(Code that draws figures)
========

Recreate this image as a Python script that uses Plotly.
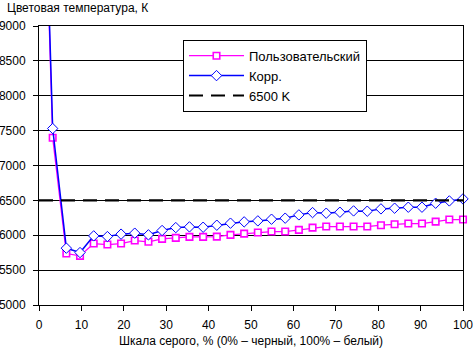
import plotly.graph_objects as go

# Grey-scale level, % (32 measurement steps from black to white)
gray_pct = [i * 100 / 31 for i in range(32)]

# Colour temperature, K — user preset
user_temp = [13800, 7398, 5738, 5705, 5881, 5867, 5881, 5924, 5906, 5948,
             5963, 5977, 5977, 5981, 6006, 6024, 6039, 6053, 6053, 6077,
             6110, 6125, 6125, 6125, 6125, 6144, 6158, 6168, 6168, 6196,
             6225, 6225]

# Colour temperature, K — corrected profile
corr_temp = [14000, 7530, 5815, 5752, 5991, 5981, 6016, 6030, 6006, 6068,
             6110, 6120, 6115, 6144, 6173, 6192, 6206, 6230, 6245, 6292,
             6325, 6316, 6330, 6349, 6345, 6378, 6388, 6402, 6402, 6459,
             6492, 6521]

# Reference white point
ref_x = [0, 100]
ref_temp = [6500, 6500]

series_names = ["Пользовательский", "Корр.", "6500 K"]
y_title = "Цветовая температура, К"
x_title = "Шкала серого, % (0% – черный, 100% – белый)"

FONT = "Liberation Sans, Arial, sans-serif"

fig = go.Figure()

fig.add_trace(go.Scatter(
    x=gray_pct, y=user_temp, name=series_names[0], mode="lines+markers",
    line=dict(color="#FF00FF", width=1.3),
    marker=dict(symbol="square", size=6.5, color="white",
                line=dict(color="#FF00FF", width=1.6)),
    cliponaxis=False,
))
fig.add_trace(go.Scatter(
    x=gray_pct, y=corr_temp, name=series_names[1], mode="lines+markers",
    line=dict(color="#0000FF", width=1.5),
    marker=dict(symbol="diamond", size=8, color="white",
                line=dict(color="#0000FF", width=1)),
    cliponaxis=False,
))
fig.add_trace(go.Scatter(
    x=ref_x, y=ref_temp, name=series_names[2], mode="lines",
    line=dict(color="black", width=2.2, dash="14px,8px"),
))

fig.update_layout(
    width=473, height=349,
    margin=dict(l=39, r=10, t=26, b=44),
    paper_bgcolor="white", plot_bgcolor="white",
    font=dict(family=FONT, size=12, color="black"),
    showlegend=True,
    legend=dict(
        x=(183 - 39) / 424, y=(305.3 - 39.5) / 279.6,
        xanchor="left", yanchor="top",
        bgcolor="white", bordercolor="black", borderwidth=1,
        font=dict(family=FONT, size=13, color="black"),
        itemwidth=55,
        tracegroupgap=0,
    ),
    xaxis=dict(
        range=[0, 100], tickmode="linear", tick0=0, dtick=10,
        showgrid=False, zeroline=False, automargin=False,
        showline=True, linecolor="black", linewidth=1, mirror=True,
        ticks="outside", ticklen=5, tickcolor="black",
        tickfont=dict(family=FONT, size=12),
        ticklabelstandoff=4, ticklabeloverflow="allow",
    ),
    yaxis=dict(
        range=[5000, 9000], tickmode="linear", tick0=5000, dtick=500,
        showgrid=True, gridcolor="black", gridwidth=1, zeroline=False,
        automargin=False,
        showline=True, linecolor="black", linewidth=1, mirror=True,
        ticks="outside", ticklen=5, tickcolor="black",
        tickfont=dict(family=FONT, size=12),
        ticklabelstandoff=5, ticklabeloverflow="allow",
    ),
    annotations=[
        dict(text=y_title, xref="paper", yref="paper",
             x=-34 / 424, y=1 + 18 / 279.6, xanchor="left", yanchor="middle",
             showarrow=False, font=dict(family=FONT, size=12)),
        dict(text=x_title, xref="paper", yref="paper",
             x=0.5, y=-36.5 / 279.6, xanchor="center", yanchor="middle",
             showarrow=False, font=dict(family=FONT, size=12)),
    ],
)

fig.write_html("out.html")
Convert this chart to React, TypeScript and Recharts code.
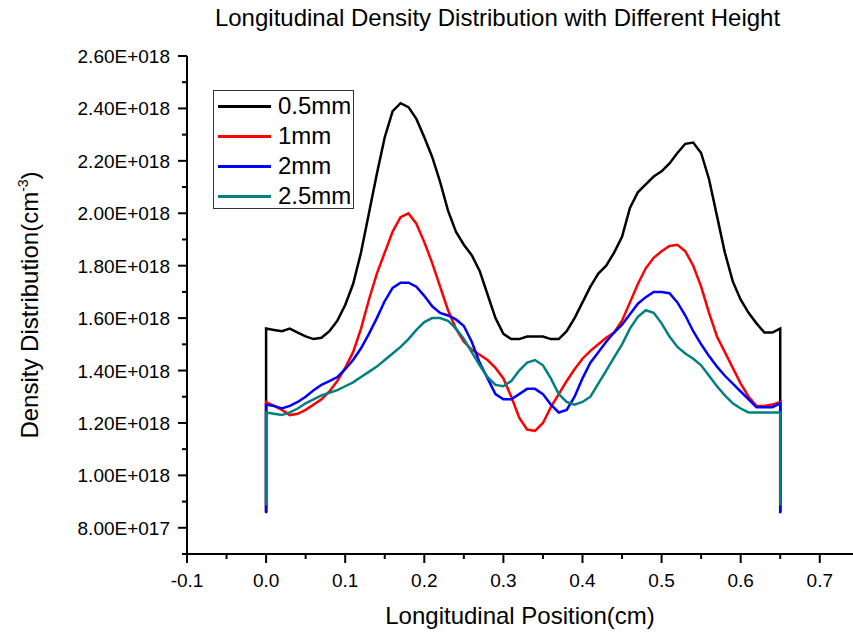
import React from 'react';
import { LineChart, Line, XAxis, YAxis, Label } from 'recharts';

// values are in units of 1E+018 cm^-3
const positions = [
  0.0, 0.01, 0.02, 0.03, 0.04, 0.05, 0.06, 0.07, 0.08, 0.09,
  0.1, 0.11, 0.12, 0.13, 0.14, 0.15, 0.16, 0.17, 0.18, 0.19,
  0.2, 0.21, 0.22, 0.23, 0.24, 0.25, 0.26, 0.27, 0.28, 0.29,
  0.3, 0.31, 0.32, 0.33, 0.34, 0.35, 0.36, 0.37, 0.38, 0.39,
  0.4, 0.41, 0.42, 0.43, 0.44, 0.45, 0.46, 0.47, 0.48, 0.49,
  0.5, 0.51, 0.52, 0.53, 0.54, 0.55, 0.56, 0.57, 0.58, 0.59,
  0.6, 0.61, 0.62, 0.63, 0.64, 0.65,
];

const h05 = [
  1.56, 1.555, 1.55, 1.56, 1.545, 1.53, 1.52, 1.525, 1.55, 1.59,
  1.65, 1.73, 1.85, 2.0, 2.15, 2.29, 2.39, 2.42, 2.405, 2.36,
  2.29, 2.215, 2.12, 2.01, 1.93, 1.88, 1.84, 1.78, 1.69, 1.6,
  1.54, 1.52, 1.52, 1.53, 1.53, 1.53, 1.52, 1.52, 1.55, 1.6,
  1.66, 1.72, 1.77, 1.8, 1.85, 1.91, 2.02, 2.08, 2.11, 2.14,
  2.16, 2.19, 2.23, 2.265, 2.27, 2.23, 2.13, 1.99, 1.85, 1.74,
  1.67, 1.62, 1.58, 1.545, 1.545, 1.56,
];

const h1 = [
  1.28, 1.265, 1.25, 1.23, 1.235, 1.25, 1.27, 1.29, 1.32, 1.36,
  1.41, 1.47, 1.56, 1.67, 1.77, 1.85, 1.93, 1.985, 2.0, 1.96,
  1.89, 1.81, 1.72, 1.63, 1.56, 1.51, 1.48, 1.46, 1.44, 1.41,
  1.37, 1.3, 1.22, 1.175, 1.17, 1.2, 1.26, 1.31, 1.36, 1.405,
  1.445, 1.475, 1.5, 1.525, 1.545, 1.59, 1.66, 1.73, 1.79, 1.83,
  1.855, 1.875, 1.88, 1.855, 1.8, 1.72, 1.62, 1.53, 1.47, 1.41,
  1.35, 1.3, 1.265, 1.265, 1.27, 1.28,
];

const h2 = [
  1.27, 1.265, 1.255, 1.265, 1.28, 1.3, 1.325, 1.345, 1.36, 1.375,
  1.405, 1.44, 1.485, 1.54, 1.6, 1.665, 1.715, 1.735, 1.735, 1.72,
  1.685, 1.645, 1.62, 1.61, 1.595, 1.57, 1.51, 1.43, 1.37, 1.31,
  1.29, 1.29, 1.31, 1.33, 1.33, 1.31, 1.27, 1.24, 1.25, 1.3,
  1.37, 1.43, 1.47, 1.51, 1.545, 1.575, 1.615, 1.655, 1.68, 1.7,
  1.7, 1.695, 1.66, 1.61, 1.55, 1.5, 1.455, 1.415, 1.38, 1.35,
  1.32, 1.29, 1.26, 1.26, 1.26, 1.275,
];

const h25 = [
  1.24, 1.235, 1.23, 1.24, 1.255, 1.275, 1.29, 1.305, 1.315, 1.325,
  1.34, 1.355, 1.375, 1.395, 1.415, 1.44, 1.465, 1.49, 1.52, 1.555,
  1.585, 1.6, 1.6, 1.59, 1.56, 1.52, 1.47, 1.42, 1.375, 1.345,
  1.34, 1.36, 1.4, 1.43, 1.44, 1.42, 1.37, 1.31, 1.28, 1.27,
  1.28, 1.3, 1.35, 1.4, 1.45, 1.5, 1.56, 1.605, 1.63, 1.62,
  1.58, 1.53, 1.49, 1.465, 1.445, 1.42, 1.38, 1.34, 1.305, 1.275,
  1.255, 1.24, 1.24, 1.24, 1.24, 1.24,
];

// value each curve drops to at both ends of the domain
const edgeDrop = { h05: 0.86, h1: 0.86, h2: 0.855, h25: 0.885 };

const xTicks = [-0.1, -0.05, 0, 0.05, 0.1, 0.15, 0.2, 0.25, 0.3, 0.35, 0.4, 0.45, 0.5, 0.55, 0.6, 0.65, 0.7];
const yTicks = [0.7, 0.8, 0.9, 1.0, 1.1, 1.2, 1.3, 1.4, 1.5, 1.6, 1.7, 1.8, 1.9, 2.0, 2.1, 2.2, 2.3, 2.4, 2.5, 2.6];

const series = [
  { key: 'h05', name: '0.5mm', color: '#000000' },
  { key: 'h1', name: '1mm', color: '#ff0000' },
  { key: 'h2', name: '2mm', color: '#0000ff' },
  { key: 'h25', name: '2.5mm', color: '#008080' },
];

const data = [
  { x: 0, ...edgeDrop },
  ...positions.map((x, i) => ({ x, h05: h05[i], h1: h1[i], h2: h2[i], h25: h25[i] })),
  { x: 0.65, ...edgeDrop },
];

const FONT = '"Liberation Sans", Arial, sans-serif';

const isMajor = (v: number, step: number) => Math.abs(v / step - Math.round(v / step)) < 1e-6;

const fmtY = (v: number) => (v >= 1 ? `${v.toFixed(2)}E+018` : `${(v * 10).toFixed(2)}E+017`);

const XTick = (props: any) => {
  const { x, y, payload } = props;
  const major = isMajor(payload.value, 0.1);
  return (
    <g>
      <line x1={x} y1={y} x2={x} y2={y + (major ? 9 : 5)} stroke="#000" strokeWidth={2} />
      {major && (
        <text x={x} y={y + 33} textAnchor="middle" fontSize={19} fontFamily={FONT} fill="#000">
          {payload.value.toFixed(1)}
        </text>
      )}
    </g>
  );
};

const YTick = (props: any) => {
  const { x, y, payload } = props;
  const major = isMajor(payload.value, 0.2) && payload.value > 0.75;
  return (
    <g>
      <line x1={x} y1={y} x2={x - (major ? 9 : 5)} y2={y} stroke="#000" strokeWidth={2} />
      {major && (
        <text x={x - 17} y={y + 7} textAnchor="end" fontSize={19} fontFamily={FONT} fill="#000">
          {fmtY(payload.value)}
        </text>
      )}
    </g>
  );
};

const LegendBox = () => (
  <div
    style={{
      position: 'absolute',
      left: 213,
      top: 90,
      border: '1px solid #333',
      background: '#fff',
      width: 141,
      height: 119,
      boxSizing: 'border-box',
      padding: '0 0 0 4px',
      fontFamily: FONT,
      fontSize: 24,
    }}
  >
    {series.map((s) => (
      <div key={s.key} style={{ display: 'flex', alignItems: 'center', height: 30 }}>
        <div style={{ width: 53, height: 3, background: s.color, marginRight: 7 }} />
        <span style={{ lineHeight: '30px' }}>{s.name}</span>
      </div>
    ))}
  </div>
);

const YLabel = () => (
  <text
    transform="translate(38, 305) rotate(-90)"
    textAnchor="middle"
    fontSize={24}
    fontFamily={FONT}
    fill="#000"
  >
    Density Distribution(cm
    <tspan fontSize={14} dy={-10}>-3</tspan>
    <tspan dy={10}>)</tspan>
  </text>
);

export default function App() {
  return (
    <div style={{ position: 'absolute', left: 0, top: 0, width: 853, height: 633, background: '#fff' }}>
      <div
        style={{
          position: 'absolute',
          left: 0,
          width: 853,
          top: 4,
          textAlign: 'center',
          fontFamily: FONT,
          fontSize: 24,
          paddingLeft: 142,
          boxSizing: 'border-box',
          zIndex: 1,
        }}
      >
        Longitudinal Density Distribution with Different Height
      </div>
      <LineChart width={853} height={633} data={data} margin={{ top: 56, right: 0, bottom: 0, left: 0 }}>
        <XAxis
          dataKey="x"
          type="number"
          domain={[-0.1, 0.742]}
          ticks={xTicks}
          interval={0}
          allowDataOverflow
          tick={<XTick />}
          tickLine={false}
          tickSize={0}
          tickMargin={0}
          height={79}
          axisLine={{ stroke: '#000', strokeWidth: 2 }}
        >
          <Label
            value="Longitudinal Position(cm)"
            position="insideBottom"
            offset={9}
            style={{ fontSize: 24, fontFamily: FONT, fill: '#000' }}
          />
        </XAxis>
        <YAxis
          type="number"
          domain={[0.7, 2.6]}
          ticks={yTicks}
          interval={0}
          allowDataOverflow
          width={187}
          tick={<YTick />}
          tickLine={false}
          tickSize={0}
          tickMargin={0}
          axisLine={{ stroke: '#000', strokeWidth: 2 }}
        >
          <Label content={<YLabel />} />
        </YAxis>
        {series.map((s) => (
          <Line
            key={s.key}
            dataKey={s.key}
            name={s.name}
            stroke={s.color}
            strokeWidth={2.5}
            dot={false}
            type="linear"
            isAnimationActive={false}
          />
        ))}
      </LineChart>
      <LegendBox />
    </div>
  );
}
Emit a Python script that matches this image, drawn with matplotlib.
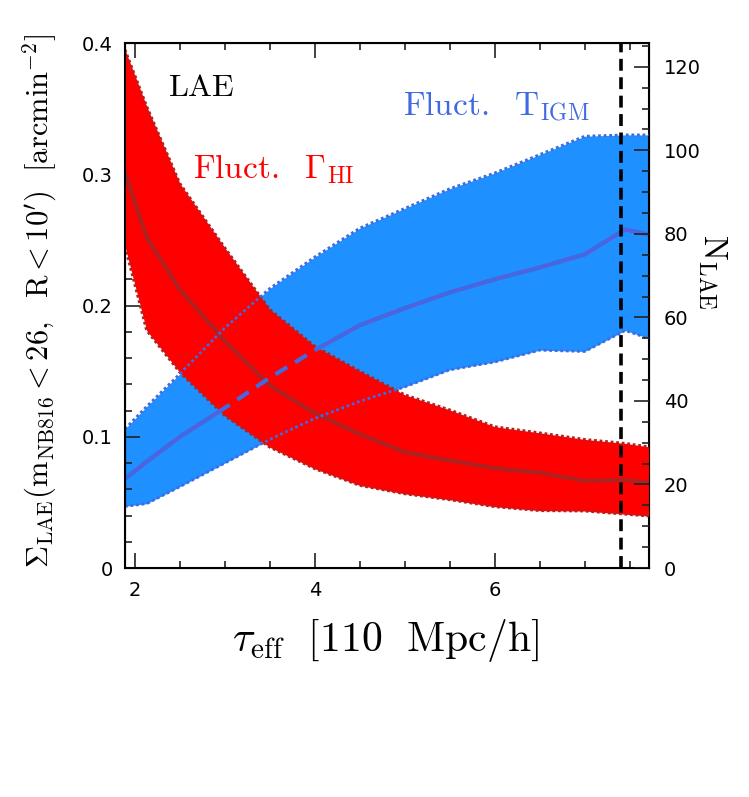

========

YOUR GOAL: Copy every line of the material in which the word "image" occurs.

OUTPUT OF THE EXERCISE:
Recreate this image as a Python script that uses Plotly.
Emit a Python script that matches this image, drawn with matplotlib.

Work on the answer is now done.